Illegal parking permit use ongoing issue

Five people were cited for illegal use of permits during Saturday’s basketball game.
March 10, 2009

A University of Minnesota Regent’s Professor was among five people cited for illegal use of disability permits during a period of heavy traffic caused by a men’s basketball game Saturday at Williams Arena.
The illegal use of parking permits is something University of Minnesota police deal with almost every time a popular event takes place, and policing the issue is something they take pride in, University police Lt.

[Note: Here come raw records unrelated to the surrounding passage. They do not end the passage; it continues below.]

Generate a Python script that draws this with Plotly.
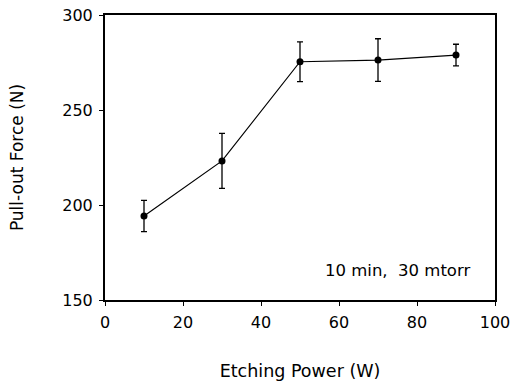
import plotly.graph_objects as go

power = [10, 30, 50, 70, 90]
force = [194.2, 223.2, 275.4, 276.3, 278.9]
err = [8.2, 14.5, 10.5, 11.2, 5.7]
x_ticks = [0, 20, 40, 60, 80, 100]
y_ticks = [150, 200, 250, 300]

FONT = "DejaVu Sans"

fig = go.Figure()
fig.add_trace(go.Scatter(
    x=power, y=force, mode="lines+markers",
    line=dict(color="black", width=1.2),
    marker=dict(color="black", size=7),
    error_y=dict(type="data", array=err, visible=True, color="black", thickness=1.3, width=3),
    showlegend=False,
))

fig.add_annotation(x=75.0, y=165.5, text="10 min,  30 mtorr", showarrow=False,
                   font=dict(family=FONT, size=16.5, color="black"))

axis_common = dict(showgrid=False, zeroline=False, showline=True, linecolor="black", linewidth=2,
                   mirror=True, ticks="outside", ticklen=4, tickcolor="black", tickwidth=1,
                   automargin=False, ticklabeloverflow="allow",
                   tickfont=dict(family=FONT, size=16, color="black"))

fig.update_xaxes(range=[0, 100], tickvals=x_ticks, ticklabelstandoff=3,
                 title=dict(text="Etching Power (W)", font=dict(family=FONT, size=17.5, color="black"), standoff=34),
                 **axis_common)
fig.update_yaxes(range=[150, 300], tickvals=y_ticks, ticklabelstandoff=3,
                 title=dict(text="Pull-out Force (N)", font=dict(family=FONT, size=17, color="black"), standoff=34),
                 **axis_common)

fig.update_layout(width=511, height=392, margin=dict(l=105, r=16, t=15, b=92),
                  plot_bgcolor="white", paper_bgcolor="white")

fig.write_html("out.html", config={"displayModeBar": False},
               post_script="document.body.style.margin='0';document.body.style.overflow='hidden';")
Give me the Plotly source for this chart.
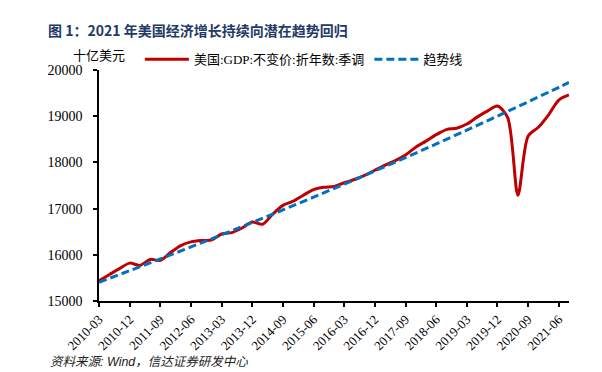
import plotly.graph_objects as go

quarters = [
    "2010-03", "2010-06", "2010-09", "2010-12",
    "2011-03", "2011-06", "2011-09", "2011-12",
    "2012-03", "2012-06", "2012-09", "2012-12",
    "2013-03", "2013-06", "2013-09", "2013-12",
    "2014-03", "2014-06", "2014-09", "2014-12",
    "2015-03", "2015-06", "2015-09", "2015-12",
    "2016-03", "2016-06", "2016-09", "2016-12",
    "2017-03", "2017-06", "2017-09", "2017-12",
    "2018-03", "2018-06", "2018-09", "2018-12",
    "2019-03", "2019-06", "2019-09", "2019-12",
    "2020-03", "2020-06", "2020-09", "2020-12",
    "2021-03", "2021-06", "2021-09",
]

gdp = [
    15440, 15570, 15700, 15820,
    15770, 15900, 15880, 16050,
    16200, 16280, 16310, 16320,
    16450, 16480, 16580, 16710,
    16660, 16880, 17070, 17160,
    17290, 17410, 17460, 17480,
    17560, 17630, 17720, 17830,
    17940, 18040, 18160, 18330,
    18460, 18600, 18710, 18740,
    18830, 18980, 19110, 19220,
    18970, 17290, 18570, 18760,
    19030, 19350, 19460,
]

trend_quarters = ["2010-03", "2010-12", "2011-09", "2012-06", "2013-03", "2013-12",
                  "2014-09", "2015-06", "2016-03", "2016-12", "2017-09", "2018-06",
                  "2019-03", "2019-12", "2020-09", "2021-06", "2021-09"]
trend = [15405, 15656, 15911, 16170, 16433, 16700, 16972, 17248, 17529,
         17814, 18104, 18399, 18698, 19002, 19311, 19625, 19731]

tick_labels = quarters[::3]

SERIF = "Liberation Serif, Times New Roman, Noto Sans CJK SC, serif"

fig = go.Figure()
fig.add_trace(go.Scatter(
    x=quarters, y=gdp, mode="lines", name="美国:GDP:不变价:折年数:季调",
    line=dict(color="#C00000", width=3, shape="spline", smoothing=0.8),
))
fig.add_trace(go.Scatter(
    x=trend_quarters, y=trend, mode="lines", name="趋势线",
    line=dict(color="#0070C0", width=3, dash="8px,4px", shape="spline"),
))

fig.update_layout(
    width=602, height=372,
    margin=dict(l=91, r=41, t=62, b=79),
    paper_bgcolor="white", plot_bgcolor="white",
    title=dict(
        text="<b>图 1：2021 年美国经济增长持续向潜在趋势回归</b>",
        x=40 / 602, xanchor="left", xref="container",
        y=1 - 23 / 372, yanchor="middle", yref="container",
        font=dict(family="Noto Sans CJK SC", size=14, color="#243A66"),
    ),
    legend=dict(
        orientation="h", x=0.087, xanchor="left", y=1.046, yanchor="middle",
        font=dict(family=SERIF, size=13, color="black"),
        bgcolor="rgba(0,0,0,0)", itemwidth=44, tracegroupgap=0,
    ),
    showlegend=True,
)

fig.update_xaxes(
    type="category", categoryorder="array", categoryarray=quarters,
    range=[0, 46],
    tickmode="array", tickvals=tick_labels, ticktext=tick_labels,
    tickangle=-45, ticks="outside", ticklen=4, tickwidth=1.5, tickcolor="black",
    showline=True, linecolor="black", linewidth=1.5,
    showgrid=False, zeroline=False,
    tickfont=dict(family=SERIF, size=13, color="black"),
)
fig.update_yaxes(
    range=[15000, 20000], dtick=1000, tick0=15000, tickformat="d",
    ticks="outside", ticklen=4, tickwidth=1.5, tickcolor="black",
    showline=True, linecolor="black", linewidth=1.5,
    showgrid=False, zeroline=False,
    tickfont=dict(family=SERIF, size=14, color="black"),
    ticklabelstandoff=8,
)

fig.add_annotation(
    text="十亿美元", xref="paper", yref="paper", x=0.0, y=1.061,
    xanchor="center", yanchor="middle", showarrow=False,
    font=dict(family=SERIF, size=13, color="black"),
)
fig.add_annotation(
    text="资料来源: Wind，信达证券研发中心", xref="paper", yref="paper",
    x=-0.1085, y=-0.262, xanchor="left", yanchor="middle", showarrow=False,
    font=dict(family="Liberation Sans, Noto Sans CJK SC", size=12.5, color="#222222", style="italic"),
)

fig.write_html("out.html")
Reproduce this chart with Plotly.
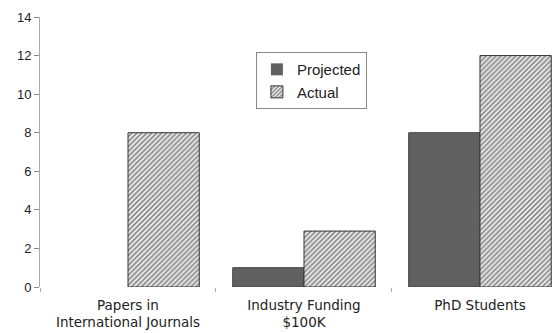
import plotly.graph_objects as go

categories = ["Papers in<br>International Journals", "Industry Funding<br>$100K", "PhD Students"]
projected = [0, 1, 8]
actual = [8, 2.9, 12]
y_ticks = [0, 2, 4, 6, 8, 10, 12, 14]

fig = go.Figure()
fig.add_trace(go.Bar(
    x=categories, y=projected, name="Projected",
    marker=dict(color="#616161", line=dict(color="#404040", width=[0 if v == 0 else 1 for v in projected])),
))
fig.add_trace(go.Bar(
    x=categories, y=actual, name="Actual",
    marker=dict(color="white", line=dict(color="#333", width=1),
                pattern=dict(shape="/", fgcolor="#222222", bgcolor="white", size=3.5, solidity=0.6)),
))

fig.update_layout(
    width=559, height=333,
    margin=dict(l=40, r=0, t=17, b=46),
    paper_bgcolor="white", plot_bgcolor="white",
    barmode="group", bargap=0.19, bargroupgap=0,
    font=dict(family="Liberation Sans, Arial, sans-serif", size=13, color="#222"),
    showlegend=True,
    legend=dict(x=0.416, y=0.87, xanchor="left", yanchor="top",
                bordercolor="#888", borderwidth=1, bgcolor="white",
                font=dict(size=15), tracegroupgap=0, itemwidth=30),
    xaxis=dict(range=[-0.5, 2.449], showline=False, ticks="outside", tickson="boundaries",
               ticklen=4, tickcolor="#aaa", showgrid=False, zeroline=False,
               ticklabelstandoff=8,
               tickfont=dict(size=13.5, family="DejaVu Sans, sans-serif")),
    yaxis=dict(range=[0, 14], tickvals=y_ticks, showline=True, linecolor="#aaa", linewidth=1,
               ticks="outside", ticklen=5, tickcolor="#888", showgrid=False, zeroline=False,
               tickfont=dict(size=13)),
)
fig.write_html("out.html")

Troy Buhta said.
Of the five illegally used permits Saturday, two were from deceased relatives; one stolen from an unrelated deceased person, and the other just plain stolen, according to police reports.
Robert Hebbel , a Regent’s Professor from the University medical school, allegedly used his wife’s disability parking permit to park outside a medical building Saturday afternoon, the police report said. Hebbel said he used the permit illegally because “there was nowhere else to park,” the police report said.
Hebbel could not be reached for comment Tuesday.
There is usually ample parking around athletic facilities, but oftentimes places like the University Academic Health Center are cramped for space, University police Deputy Chief Chuck Miner said.
University police issue at least four or five citations every week, Buhta said. Citations run around $500 per fine, which Buhta said sends a stark message to parking violators.
Tickets for parking in handicap spots without a permit cost around $200. Miner said if people are planning on illegally parking, they’re better off parking at a spot without a permit and “rolling the dice.”
Officers often send moral messages to parking violators when citations are issued as well, Buhta said.
“It’s a moral judgment. Just using ‘being able to park close’ is not a good enough excuse,” he said.
While some people tend to lie and come up with excuses, many people fess up to their crimes right away, Miner said.
“People usually express remorse,” Miner said, “or try to rationalize using the handicapped parking.”
There are three parking ramps within a four block radius of Williams Arena, as well as several flat lots, Miner said.
This is enough for people trying to park, University Parking and Transportation Services spokesman Mary Sienko said .
“I think we have spots located all around campus and we seem to be meeting the need for disability parking,” Sienko said.
There are 88 3-hour on-street handicap parking spots across the Twin Cities campus, according to Sienko.
The University Avenue parking ramp across from Williams Arena holds 526 parking spaces, 11 of which are disability.
University police have a traffic patrol officer on duty during weekdays, but not during weekend games because the four patrol officers and sergeants typically on duty include parking checks on their patrols.
University police are prepared to intensify their parking patrols once TCF Bank Stadium opens next fall, Miner said.
For football season ticket holders, there are designated disability spots that will be in the Maroon and Gold lots around TCF Bank Stadium, Sienko said.
Miner said that because of the cost and the lack of parking available, they anticipate an increase in fraudulent disability permits.